Thursday, March 29, 2012

Broccoli Supreme



Yesterday, Justice Scalia compared the health care mandate to a rule that would force us all to eat our broccoli. It reminded me of  the Elder President Bush carping that he didn't like broccoli and by God he wasn't going to eat it, as if his old nanny was forcing it down his throat back in 1930. G.H.W. Bush sounded silly then, and Scalia sounds silly now. I realize the Supremes don't have to answer to the actual citizens of the country, but shouldn't they take their power a little more seriously? Turning this into an episode of Veggie Tales makes the Supremes sound like first year law students mulling over hypotheticals without any real knowledge of the pain and suffering out health care system foists on the disenfranchised. Apples versus . . . Broccoli anyone?  If they are worried about their image and their legacy, they jolly well should be after this.

As one writer put it: Good Luck Treating Cerebral Palsy with Broccoli.

Charles Pierce blogged on Esquire: Tony Scalia's Retirement Has Started Early
It is plain now that Scalia simply doesn't like the Affordable Care Act on its face. It has nothing to do with "originalism," or the Commerce Clause, or anything else. He doesn't think that the people who would benefit from the law deserve to have a law that benefits them. On Tuesday, he pursued the absurd "broccoli" analogy to the point where he sounded like a micro-rated evening-drive talk-show host from a dust-clotted station in southern Oklahoma.

In a New York Times op-ed entitled Broccoli and Bad Faith Paul Krugman wrote:
Let’s start with the already famous exchange in which Justice Antonin Scalia compared the purchase of health insurance to the purchase of broccoli, with the implication that if the government can compel you to do the former, it can also compel you to do the latter. That comparison horrified health care experts all across America because health insurance is nothing like broccoli. Why? When people choose not to buy broccoli, they don’t make broccoli unavailable to those who want it. But when people don’t buy health insurance until they get sick — which is what happens in the absence of a mandate — the resulting worsening of the risk pool makes insurance more expensive, and often unaffordable, for those who remain.

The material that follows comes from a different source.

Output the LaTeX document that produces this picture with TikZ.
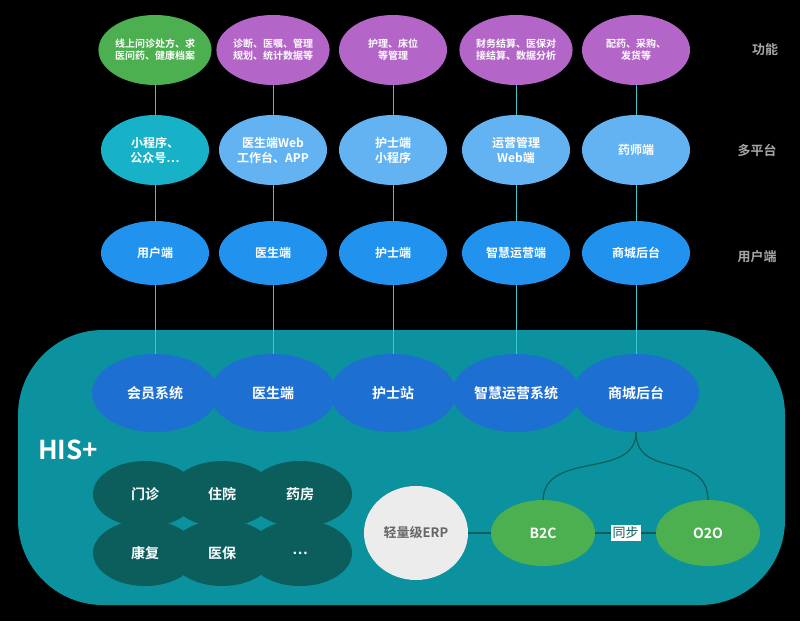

As a result, unregulated health insurance basically doesn’t work, and never has.

So often in this political year the whole thing seems like a Funhouse Nightmare, but it's terrible when a Supreme Court Justice sounds like a cross between Rush Limbaugh and Dana Carvey singing the Broccoli Song on SNL. Then again, maybe the fact that this nonsense is on the record and will be in the history books is some kind of justice after all.